CV: Paper Diamond Oct. 6th 2011 was my first show. I remember not knowing who he was, but becoming a huge fan. Seeing the crowd dance and enjoy themselves made my night.
H: Without going too in-depth, can you walk us through your responsibilities and what a typical day at work looks like for you?
CV: I am responsible for The Intersection and The Stache’s Fb, Twitter, Instagram, Snapchat, & Vine pages. As well as operating sectionlive.com and doing photoshop for all shows. I also send out press releases, research new artists, and assist in offers on possible upcoming shows. This isnt a 9-5 job at all. Most of the time I work at the office from 10-7, then come home and work 9-12:30am.
H: The Intersection has received international praise for being one of the best venues. What do you think it is about the efforts of you and your team that elevates the Intersection to such heights?
CV: I think each person that works at this venue cares about the artists and the fans. We get so many compliments from touring artists and crew saying our staff was by far the best they have worked with. From the beggining to the end of the show process we make sure that each artist will remember The Intersection.
H: It’s worth mentioning that The Intersection is technically two rooms, and if I’m not mistake you also help book shows in other parts of Grand Rapids from time to time. What’s the biggest room you book/promote for?
CV: The owners of The Intersection also own the DeltaPlex Arena and we help book shows there. We sold out Bassnectar at 6500 and that has been my largest room to book/promote for.
H: If someone is reading this now and thinking that they would love to lead your life, what advice would you offer them on the topic of getting started in live music?
CV: Join a street team! I went to 7-8 shows a week when I worked for Live Nation Detroit. This helps a ton with getting your foot in the door at the venues, or even working for the artists. I was a runner from time to time and built great relationships with artists and crew.
H: You’ve recently become a father. Congrats! Has raising a child changed the way you approach your work? If so, how?

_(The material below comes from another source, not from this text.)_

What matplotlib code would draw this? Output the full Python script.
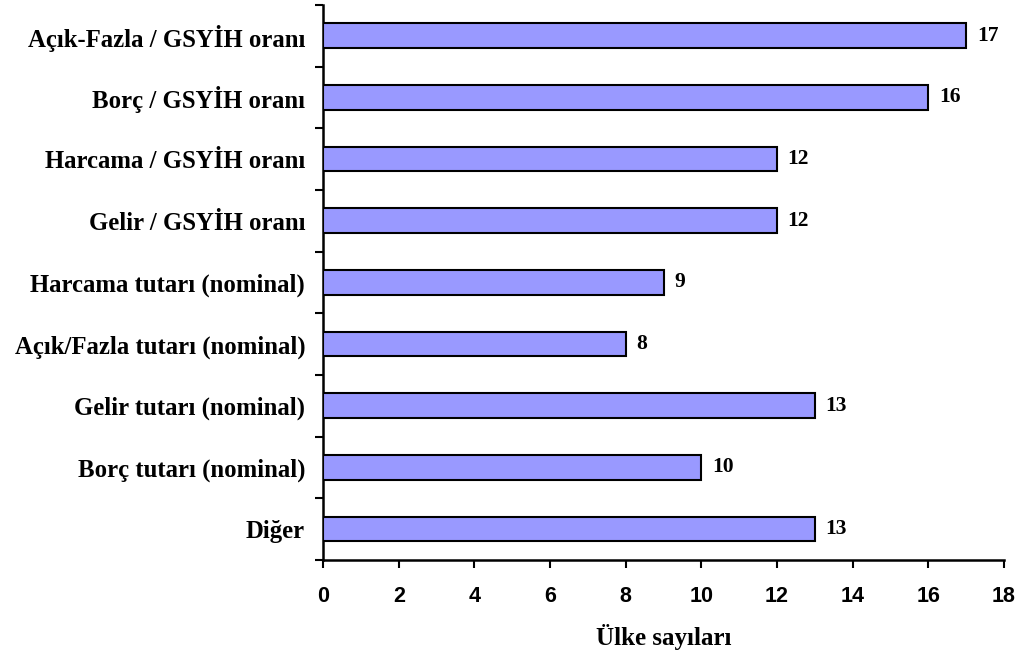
import matplotlib
matplotlib.use("Agg")
import matplotlib.pyplot as plt
import numpy as np

categories = ["Açık-Fazla / GSYİH oranı", "Borç / GSYİH oranı", "Harcama / GSYİH oranı",
              "Gelir / GSYİH oranı", "Harcama tutarı (nominal)", "Açık/Fazla tutarı (nominal)",
              "Gelir tutarı (nominal)", "Borç tutarı (nominal)", "Diğer"]
values = [17, 16, 12, 12, 9, 8, 13, 10, 13]
xticks = [0, 2, 4, 6, 8, 10, 12, 14, 16, 18]

fig = plt.figure(figsize=(10.26, 6.58), dpi=100)
ax = fig.add_axes([0.315, 0.149, 0.9786 - 0.315, 0.9924 - 0.149])

y = np.arange(len(categories))
ax.barh(y, values, height=0.4, color="#9999FF", edgecolor="black", linewidth=1.5, zorder=3)
for yi, v in zip(y, values):
    ax.text(v + 0.28, yi, str(v), va="center", ha="left", fontsize=15.5,
            fontweight="bold", family="Liberation Serif")

ax.set_ylim(len(categories) - 0.5, -0.5)
ax.set_xlim(0, 18)
ax.set_yticks(np.arange(-0.5, len(categories), 1.0))
ax.set_yticklabels([])
ax.set_yticks(y, minor=True)
ax.set_yticklabels(categories, minor=True, fontsize=17.8, fontweight="bold", family="Liberation Serif")
ax.tick_params(axis="y", which="minor", length=0, pad=13)
ax.tick_params(axis="y", which="major", length=6, width=1.5, direction="out")
ax.set_xticks(xticks)
ax.set_xticklabels([str(t) for t in xticks], fontsize=15.5, fontweight="bold", family="Liberation Sans")
ax.tick_params(axis="x", length=6, width=1.5, direction="out", pad=13)

for s in ["top", "right"]:
    ax.spines[s].set_visible(False)
for s in ["left", "bottom"]:
    ax.spines[s].set_linewidth(1.8)

ax.set_xlabel("Ülke sayıları", fontsize=18, fontweight="bold", family="Liberation Serif", labelpad=12)

fig.savefig("out.png", dpi=100)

CV: Thank you James! Its such an amazing feeling, and it has changed my approach a little. I try to schedule a ton of stuff in advance on social networks so I dont have to be bogged down with that when I am home. I don’t stay until the end of all of my shows now. I usually stay for the 1st 30-40 mins then split so I can spend some time with the family before everyone goes to bed.

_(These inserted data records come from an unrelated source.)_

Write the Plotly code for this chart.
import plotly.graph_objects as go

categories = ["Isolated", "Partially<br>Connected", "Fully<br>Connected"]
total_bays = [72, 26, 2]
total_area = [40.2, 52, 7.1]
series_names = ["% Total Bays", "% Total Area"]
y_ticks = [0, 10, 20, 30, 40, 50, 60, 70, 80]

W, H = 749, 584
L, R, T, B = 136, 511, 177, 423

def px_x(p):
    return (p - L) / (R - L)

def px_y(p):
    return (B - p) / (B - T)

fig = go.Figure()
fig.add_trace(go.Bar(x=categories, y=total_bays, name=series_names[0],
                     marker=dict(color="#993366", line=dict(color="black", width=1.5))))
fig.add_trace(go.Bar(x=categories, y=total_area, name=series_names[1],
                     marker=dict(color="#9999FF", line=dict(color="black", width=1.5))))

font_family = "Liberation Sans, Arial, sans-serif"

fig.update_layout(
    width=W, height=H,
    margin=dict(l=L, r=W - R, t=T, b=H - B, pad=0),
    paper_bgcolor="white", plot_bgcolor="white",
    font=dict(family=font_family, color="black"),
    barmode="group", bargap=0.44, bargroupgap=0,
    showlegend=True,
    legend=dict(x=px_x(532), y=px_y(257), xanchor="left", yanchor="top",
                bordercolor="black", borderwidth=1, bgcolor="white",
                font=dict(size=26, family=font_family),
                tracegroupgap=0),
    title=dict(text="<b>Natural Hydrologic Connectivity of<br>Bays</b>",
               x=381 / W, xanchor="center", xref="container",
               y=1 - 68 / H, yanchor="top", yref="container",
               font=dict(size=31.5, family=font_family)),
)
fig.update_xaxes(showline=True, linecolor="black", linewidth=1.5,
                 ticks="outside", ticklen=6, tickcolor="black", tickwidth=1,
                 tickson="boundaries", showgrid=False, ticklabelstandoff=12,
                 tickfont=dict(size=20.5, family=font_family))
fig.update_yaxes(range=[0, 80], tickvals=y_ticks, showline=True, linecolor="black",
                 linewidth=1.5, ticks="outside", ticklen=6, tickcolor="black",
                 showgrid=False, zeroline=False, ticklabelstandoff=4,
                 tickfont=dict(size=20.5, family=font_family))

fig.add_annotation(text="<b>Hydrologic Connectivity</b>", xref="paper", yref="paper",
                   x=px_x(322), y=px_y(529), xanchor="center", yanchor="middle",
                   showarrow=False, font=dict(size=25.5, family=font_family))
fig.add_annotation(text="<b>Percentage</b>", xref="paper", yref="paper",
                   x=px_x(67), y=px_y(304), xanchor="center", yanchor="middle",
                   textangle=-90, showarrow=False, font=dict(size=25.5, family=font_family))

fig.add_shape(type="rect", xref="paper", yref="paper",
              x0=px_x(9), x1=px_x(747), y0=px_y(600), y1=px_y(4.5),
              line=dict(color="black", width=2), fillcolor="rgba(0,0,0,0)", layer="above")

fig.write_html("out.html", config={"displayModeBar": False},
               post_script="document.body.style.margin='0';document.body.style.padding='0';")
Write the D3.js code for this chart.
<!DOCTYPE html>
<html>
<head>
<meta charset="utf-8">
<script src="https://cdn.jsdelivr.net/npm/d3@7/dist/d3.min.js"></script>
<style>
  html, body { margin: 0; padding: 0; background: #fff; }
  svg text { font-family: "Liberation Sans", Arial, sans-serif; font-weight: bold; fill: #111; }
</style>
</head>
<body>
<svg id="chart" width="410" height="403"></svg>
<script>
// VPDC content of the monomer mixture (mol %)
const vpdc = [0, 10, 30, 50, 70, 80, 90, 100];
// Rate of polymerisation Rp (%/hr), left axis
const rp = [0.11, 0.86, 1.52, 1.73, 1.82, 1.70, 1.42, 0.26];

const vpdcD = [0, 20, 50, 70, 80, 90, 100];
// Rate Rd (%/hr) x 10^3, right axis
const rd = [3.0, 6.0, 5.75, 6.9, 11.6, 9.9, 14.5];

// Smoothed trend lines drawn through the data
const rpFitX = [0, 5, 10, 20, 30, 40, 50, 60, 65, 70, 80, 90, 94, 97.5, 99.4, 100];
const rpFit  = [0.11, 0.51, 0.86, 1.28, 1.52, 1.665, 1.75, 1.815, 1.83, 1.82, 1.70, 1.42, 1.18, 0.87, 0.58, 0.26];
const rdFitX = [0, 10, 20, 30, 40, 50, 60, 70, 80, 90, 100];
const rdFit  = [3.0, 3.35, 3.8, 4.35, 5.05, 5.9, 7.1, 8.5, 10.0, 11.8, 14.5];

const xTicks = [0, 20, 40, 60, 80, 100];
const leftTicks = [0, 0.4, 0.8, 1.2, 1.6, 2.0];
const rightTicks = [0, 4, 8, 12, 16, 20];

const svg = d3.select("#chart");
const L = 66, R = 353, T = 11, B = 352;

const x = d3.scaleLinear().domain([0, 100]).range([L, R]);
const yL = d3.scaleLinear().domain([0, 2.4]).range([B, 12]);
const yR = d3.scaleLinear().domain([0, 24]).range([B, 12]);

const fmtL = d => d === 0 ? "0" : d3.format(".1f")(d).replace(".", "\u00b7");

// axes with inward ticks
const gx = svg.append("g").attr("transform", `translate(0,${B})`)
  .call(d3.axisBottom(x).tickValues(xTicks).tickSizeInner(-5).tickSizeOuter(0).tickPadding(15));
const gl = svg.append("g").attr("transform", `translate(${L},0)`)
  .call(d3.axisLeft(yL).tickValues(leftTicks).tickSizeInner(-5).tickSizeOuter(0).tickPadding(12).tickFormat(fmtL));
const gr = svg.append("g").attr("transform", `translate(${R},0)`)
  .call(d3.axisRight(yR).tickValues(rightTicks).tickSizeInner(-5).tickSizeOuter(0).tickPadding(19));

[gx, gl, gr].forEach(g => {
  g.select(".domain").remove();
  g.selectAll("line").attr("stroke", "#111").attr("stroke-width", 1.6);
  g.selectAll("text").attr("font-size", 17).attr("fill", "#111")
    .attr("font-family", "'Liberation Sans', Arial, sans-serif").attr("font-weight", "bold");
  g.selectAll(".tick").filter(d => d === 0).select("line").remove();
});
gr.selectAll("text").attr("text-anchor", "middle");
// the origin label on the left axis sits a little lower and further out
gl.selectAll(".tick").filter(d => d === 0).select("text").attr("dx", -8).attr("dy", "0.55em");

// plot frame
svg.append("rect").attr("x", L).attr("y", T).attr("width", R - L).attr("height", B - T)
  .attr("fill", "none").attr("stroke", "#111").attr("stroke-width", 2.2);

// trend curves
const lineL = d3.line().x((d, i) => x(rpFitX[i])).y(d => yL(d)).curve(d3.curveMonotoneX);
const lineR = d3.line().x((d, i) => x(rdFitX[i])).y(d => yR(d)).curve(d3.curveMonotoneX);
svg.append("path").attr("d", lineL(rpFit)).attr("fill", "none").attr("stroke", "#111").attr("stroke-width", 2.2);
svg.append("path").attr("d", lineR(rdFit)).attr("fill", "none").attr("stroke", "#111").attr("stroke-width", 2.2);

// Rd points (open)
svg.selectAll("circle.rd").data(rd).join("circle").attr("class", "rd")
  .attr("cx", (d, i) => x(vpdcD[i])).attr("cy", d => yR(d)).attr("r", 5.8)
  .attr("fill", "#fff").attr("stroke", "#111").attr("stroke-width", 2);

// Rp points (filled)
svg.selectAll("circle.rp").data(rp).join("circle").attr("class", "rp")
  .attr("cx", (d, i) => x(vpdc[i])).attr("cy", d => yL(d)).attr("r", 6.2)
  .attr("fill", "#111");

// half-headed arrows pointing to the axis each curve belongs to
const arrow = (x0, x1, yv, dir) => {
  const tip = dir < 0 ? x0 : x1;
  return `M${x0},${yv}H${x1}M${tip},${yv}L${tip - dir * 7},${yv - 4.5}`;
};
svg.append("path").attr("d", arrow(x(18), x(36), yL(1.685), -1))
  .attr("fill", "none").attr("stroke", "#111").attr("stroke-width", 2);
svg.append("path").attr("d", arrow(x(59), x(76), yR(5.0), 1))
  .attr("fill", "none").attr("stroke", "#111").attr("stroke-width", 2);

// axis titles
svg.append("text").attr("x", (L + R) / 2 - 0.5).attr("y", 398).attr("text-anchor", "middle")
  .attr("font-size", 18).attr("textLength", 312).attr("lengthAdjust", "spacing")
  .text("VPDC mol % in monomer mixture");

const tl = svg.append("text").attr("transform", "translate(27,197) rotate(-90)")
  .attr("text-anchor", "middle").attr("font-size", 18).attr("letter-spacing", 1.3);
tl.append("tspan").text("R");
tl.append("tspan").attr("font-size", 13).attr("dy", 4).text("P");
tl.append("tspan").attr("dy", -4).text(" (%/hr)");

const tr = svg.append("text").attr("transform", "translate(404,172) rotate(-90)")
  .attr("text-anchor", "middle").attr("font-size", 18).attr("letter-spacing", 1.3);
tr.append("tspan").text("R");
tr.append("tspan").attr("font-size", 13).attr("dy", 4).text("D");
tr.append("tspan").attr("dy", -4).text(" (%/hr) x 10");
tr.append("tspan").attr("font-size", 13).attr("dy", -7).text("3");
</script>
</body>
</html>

H: You have held your role at The Intersection for several years at this point. Would you consider yourself a music business lifer?

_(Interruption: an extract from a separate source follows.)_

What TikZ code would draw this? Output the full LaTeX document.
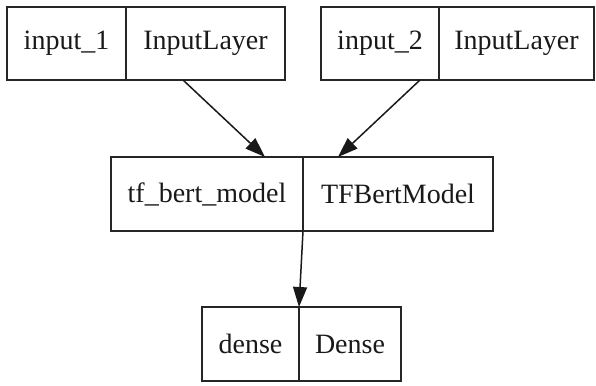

CV:Yes, definitely. I have done the retail thing and hope to never ever return to that.
H: What is the hottest genre of music in your area right now? What types of shows pack the house?
CV:For us its Country Music. It doesn’t matter what artist it is, they will come here and sell about a 1000+ every time. We just put Sam Hunt on sale last week and it sold out in 90 mins! Also our EDM and Hippie/Jam shows always draw that great Electric Forest type crowd.
H: Where do you see yourself in 5 years? How about The Intersection?
CV: I hope to be a possible part owner someday. I love this venue, I love this city. In my dream world I would love to see some improvements to our venue such as adding another level so we can fit bigger production on stage. I would like to see our Pollstar number to be consistently in the teens as well.
H: I think that is all I have for now, Chad. Before you go, are there any final thoughts or observations that you would like to share with our readers?
CV: When you go to a show, take a picture or video in the 1st 15 seconds of a show, then put it away and enjoy yourself.